The death of much-loved grandfather Paul Collinson is among the other cases said to have had a tragic and lifelong impact on families, friends and officers involved.
The 54-year-old was killed last September after being hit by a car that had been involved in a police chase through Newcastle.
Mr Collinson died and others were injured when the vehicle veered off the road and ploughed into pedestrians before smashing into the corner of The County pub, in the Walker area of the city.
While the number of deaths linked to contact with North-East forces has dropped slightly since 2017/18, the IOPC’s annual report said six people died following contact with Northumbria Police, four who had had contact with Cleveland, four with North Yorkshire and one with Durham Constabulary.
Forty per cent of those deaths related to apparent suicides, while two died in or after being held in custody and one as a result of a road traffic incident linked to police pursuit.
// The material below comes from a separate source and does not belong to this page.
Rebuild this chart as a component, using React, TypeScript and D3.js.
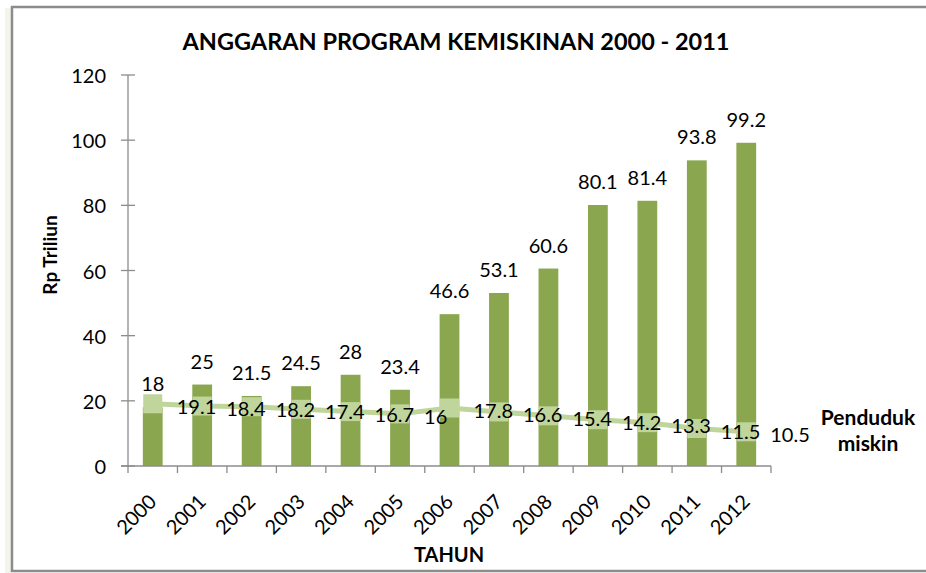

The remainder of cases were described as ‘other’.
Nationally, there were at least 262 deaths following police contact, with last year seeing the highest number of fatalities from such road traffic incidents in a decade and the third-highest figure for fatal police shootings in the UK since 2008/9.
Of the 63 people who were believed to have killed themselves following a spell in custody, 21 of those had been detained on suspicion of sex offences and 16 over violent crimes.
IOPC director general Michael Lockwood said it was of critical importance to analyse the circumstances of each death to ascertain whether lessons could be learned.
He said the figures should be thought of within the context of the hundreds of thousands of interactions had between police and public each year.
However, Mr Lockwood raised concern over the ‘high proportion’ of people dying during or immediately after custody who were vulnerable because of their mental health or problems with drugs or alcohol.
Describing the problem as a “system-wide issue” that was unsurprising when considered against a backdrop of rising drug deaths and pressures on mental health services, he said the figures highlighted a need for all officers to have up to date training in recognising and managing vulnerabilities.
Maria Taylor, head of professional standards at North Yorkshire Police, said: “A very robust system is in place for recording and reporting deaths following contact with the police, and all such incidents are thoroughly investigated.
“All deaths following police contact have a tragic and lifelong impact on the family and friends of those who have died, as well as the police officers and staff involved.”
A spokesperson for Northumbria Police said: “We take the death of anyone during or following contact with Northumbria Police extremely seriously and in such cases a thorough investigation is carried out to identify if there are any lessons which can be learned.
“It is important that such figures are not looked at in isolation, as a wide range of incidents are incorporated under the definition.”